It took three days, but new Phillies manager Ryne Sandberg finally has his first win as a Major League skipper. After being blanked in his first two games since Charlie Manuel's dismissal, the Hall of Fame second baseman eked out a victory on Sunday, thanks in part to an impressive outing from Cole Hamels and some defensive miscues from the Los Angeles Dodgers.
First, the good stuff: Cole Hamels, who has been dominant over the last few months, delivered another great performance on Sunday, when he held the blistering-hot Dodgers to a pair of runs over seven innings of work. He struck out eight and didn't walk a batter, while allowing seven hits. Of his last nine starts, he has allowed two or fewer runs in eight of them. For his effort, Hamels received the all-too familiar no-decision, thanks in part to the offense's in ability to score runs.
As far as the offense goes, it was provided by Darin Ruf, whose fourth inning homer was the first run the Phillies have scored since the 9th inning on Wednesday evening. It was his eighth longball of the season. Two innings later, the Phillies would load the bases against Dodgers starter Ricky Nolasco, and with one out, Cody Asche grounded into a fielders choice that scored Chase Utley from third to tie the game. They would score their third and final run of the game in the ninth inning, when Hanley Ramirez botched an easy bases loaded double play ball off the bat of Michael Young that resulted in Casper Wells scoring the game-winning run from third.
It wasn't a pretty win, but it go the job done – not that it even matters at this point. For Ryne Sandberg, he got into the win column as a big league manager, in a sort of proverbial monkey-off-the-back tossing. And despite the fact that the Phillies will likely have more losses and wins the rest of the way, it's nice to see them get into the win column every now and again during what is sure to be a very tumultuous August and September.
On that note, I want to talk a bit about today's lineup. There have been plenty of words written about how batting orders don't really make too much of a difference in terms of total runs scored over the course of a game and season (for example, the 2007 Phillies would more than likely have lead the National League in offense if the lineup was picked out of a hat every day). That's not to say that you can't make little tweaks here and there to optimize, but by and large, a lineup is going to produce based on the talent, and not necessarily the batting order.
However, very few could argue that Sunday's lineup - which consisted of Michael Martinez leading off – was anything close to ideal. Even when you factor in the overall mediocrity of the entire Phillies roster, the fact that Martinez was Sandberg's best choice to bat first is, for lack of a better word, disconcerting.

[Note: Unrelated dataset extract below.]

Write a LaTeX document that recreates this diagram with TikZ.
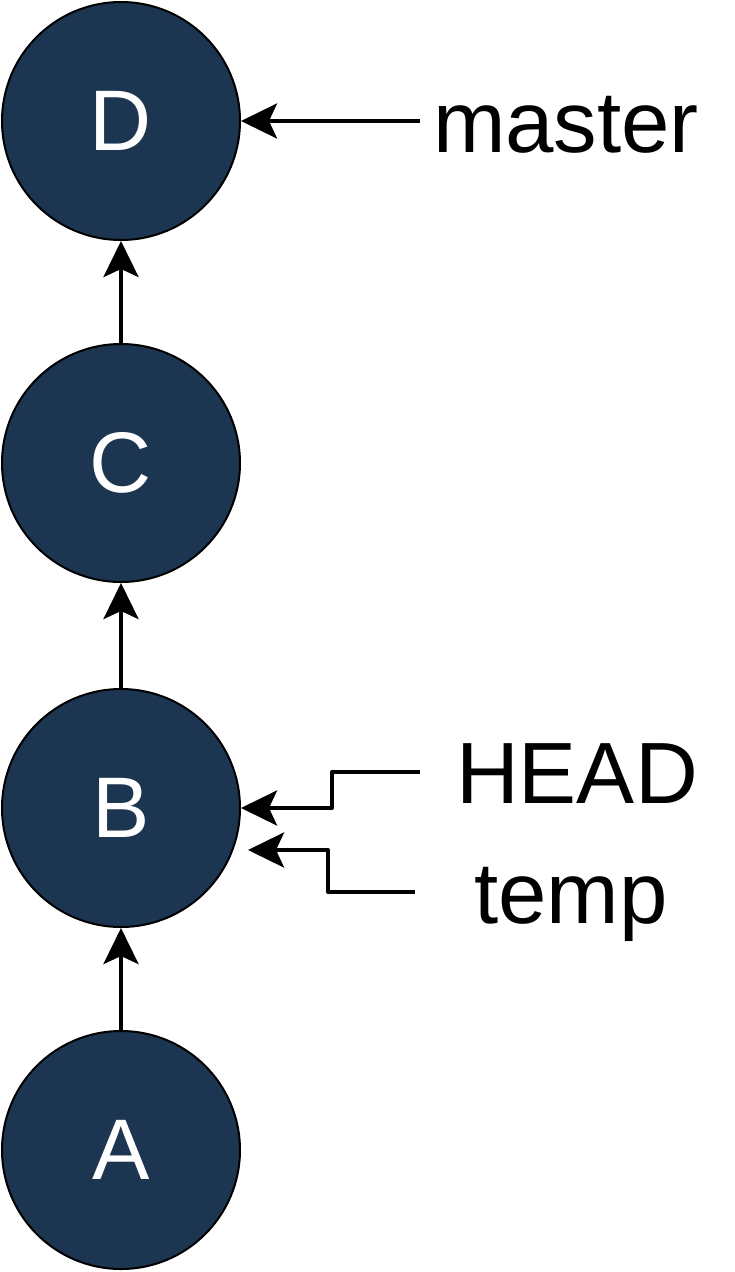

Notwithstanding the fact that Sandberg decided to give Jimmy Rollins a day off, there was little reason that Martinez should have taken his spot in the lineup. Just because a guy inhabits Rollins' position on the field doesn't mean he should inhabit his spot in the lineup, especially when said hitter has a career batting average of .189 and a career on-base percentage of .237. He's a lousy hitter, and by inserting him into the leadoff spot, you are potentially giving him more at-bats over the course of the game than anyone else in the lineup. And even though this lineup isn't packed with sluggers, there is literally not one starter on Sunday that is a worse candidate for the leadoff spot than Martinez. Even Casper Wells, who is by no means a good hitter, has a better-than 200 point advantage in OPS for his career.
In a perfect world, you want someone with a good OBP hitting leadoff, which then gives way to the power hitters in the middle of the lineup. Now, the catch is that the Phillies are largely devoid of those types of hitters, but that shouldn't prevent Sandberg from getting creative with the lineup and inserting, say, Chase Utley or Domonic Brown into the leadoff spot. Yes, you want their power in the middle of the lineup, but at least they aren't going to waste an at-bat like Martinez, who was 0-for-4 on the day with a pair of strikeouts and a pair of groundouts.
To be fair, Sandberg doesn't have a lot to work with, and it speaks more to the fact that General Manager Ruben Amaro has given him very little to work with. He's been handed the keys to a broken down car, and he has to somehow get it across the country without it falling apart somewhere in Nebraska. In light of that, we can't be too critical of him, I suppose. But that also doesn't mean that he shouldn't be willing to mix things up a bit and think outside the box over the final month of games. Given the expectations (or lack thereof), now is the perfect time for the newly minted skipper to experiment.